The deal hit screens on Tuesday afternoon but the leads waited until Wednesday morning before posting initial price thoughts.

“The mandate announcement a day earlier is more to get attention and say a deal’s coming, for investors to check their credit lines and prepare to get involved,” said Bernd Loder, director, European syndicate at Barclays.

“There’s no need to discuss pricing at that early stage and the stability of spreads after the announcement showed the market was confident about where it should price.”

Demand from outside Spain was strong, with 73% of the paper going across border . The final book was €20.151bn, with 460 investors involved and €1.5bn of lead interest.

The strength of the book build was unsurprising given the ECB will launch QE next month, along with other factors, said SSA bankers away from the deal.

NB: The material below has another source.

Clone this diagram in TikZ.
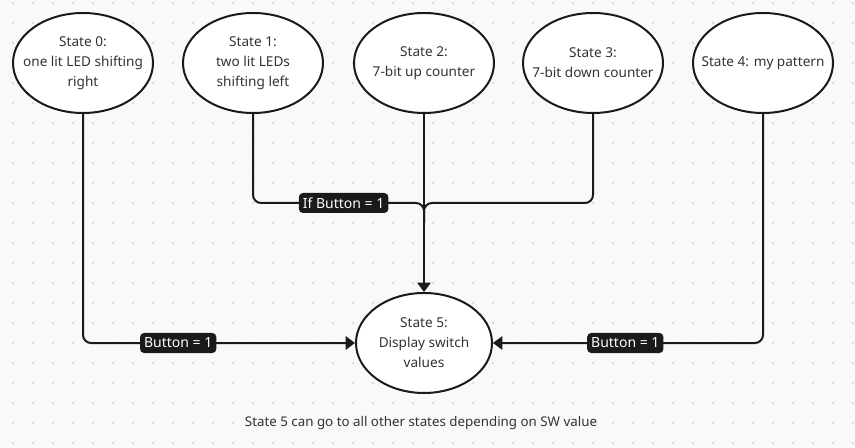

“[ECB president Mario] Draghi has his bazooka coming up in early March [and] the initial price thoughts offered 10bp of premium over fair value. It has a nice yield, so it has the full recipe for success,” said a head of SSA DCM. “I was not concerned about this deal.”

Bankers away from the mandate applauded the deal, although one — who called it "awesome” — said the initial price thoughts were “a little cheap, but if the plan was to get size then that’s fine”.

He added: “They didn’t push through 100bp — Spain is a very good example of a good issuer that doesn’t try to squeeze everything out of a deal.”

Syndicate officials on the deal said there had been no push back from investors when tightening the price.